The moment I pressed play on that Smiths’ tape may well have been the precise moment my latent moody, angry, serious, intense, ‘deep’, annoying teenage gene was activated. I’d gone from a relatively happy, tree-climbing, bouncing kid and metamorphosed into moody, spotty, confused teenager. New Kids on the Block were dead to me! No more fantasies of running away with the boyband. Now I wanted real music, music that made me feel something – that made me feel grown-up. I wanted music that transported me somewhere safe and magical, both alien and familiar at the same time.
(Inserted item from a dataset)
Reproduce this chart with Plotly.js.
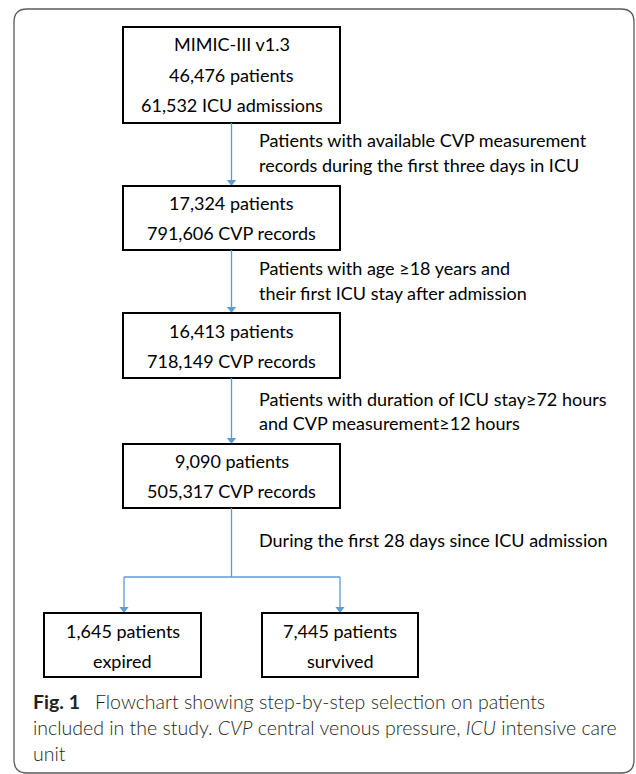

The only cassettes I had were compilations of songs I’d recorded off the radio, usually the top 40 countdown on a Sunday night on Radio 1. This was my only way of gathering music back then at 13, with not a penny to my name and no pocket money. (Asian parents don’t do pocket money.)
I was a little brown lass listening to The Smiths and if there were any others in Bradford like me in the early nineties, I hadn’t come across them. I connected with Morrissey’s lyrics, as a lonely Asian outsider, a misfit who felt I didn’t belong anywhere. The Smiths eased my teenage pain, I felt they understood my experience. In their music and his lyrics, I thought I found someone I could relat
e to. I found the universal in Morrissey’s experience of growing up in a migrant Irish Catholic working-class Northern family.
It’s all coming together now! I had music made for me, I had a new teenage attitude, I had my own space. The creation and expansion of my world took place in my tiny room. I was the master of this literal dark universe.
I said let there be light.
In my room was my old, ugly box TV, way too big for the room, with no remote control and a bent metal hanger as an aerial. It would always need a jiggle around to try and get a clear signal, the colour was never right the entire time I had it, but it was good enough for me to stay up and watch late-night Channel 4. There was never any issue with me having a television in my room – it was seen as an essential in our house.
I said let there be communication.
The only phone we had in the house was in the landing at the bottom of the stairs and this just wasn’t going to do. Not for my private conversations. I connected a cheap telephone with a very long wire to the main phone, then ran the cable up the stairs, round the hall and all the way into my room. My lair was beginning to take shape . . .
I said let there be sound.
The all-important combination radio, cassette and record player that stayed with me from 11 right through to my first year at uni. I played my first ever vinyl on this piece of technology, a gift from an aunty as I never had money to buy my own, Sister Sledge – ‘Frankie’. It’s a classic and I still know all the words and, of course, my self-choreographed dance routine.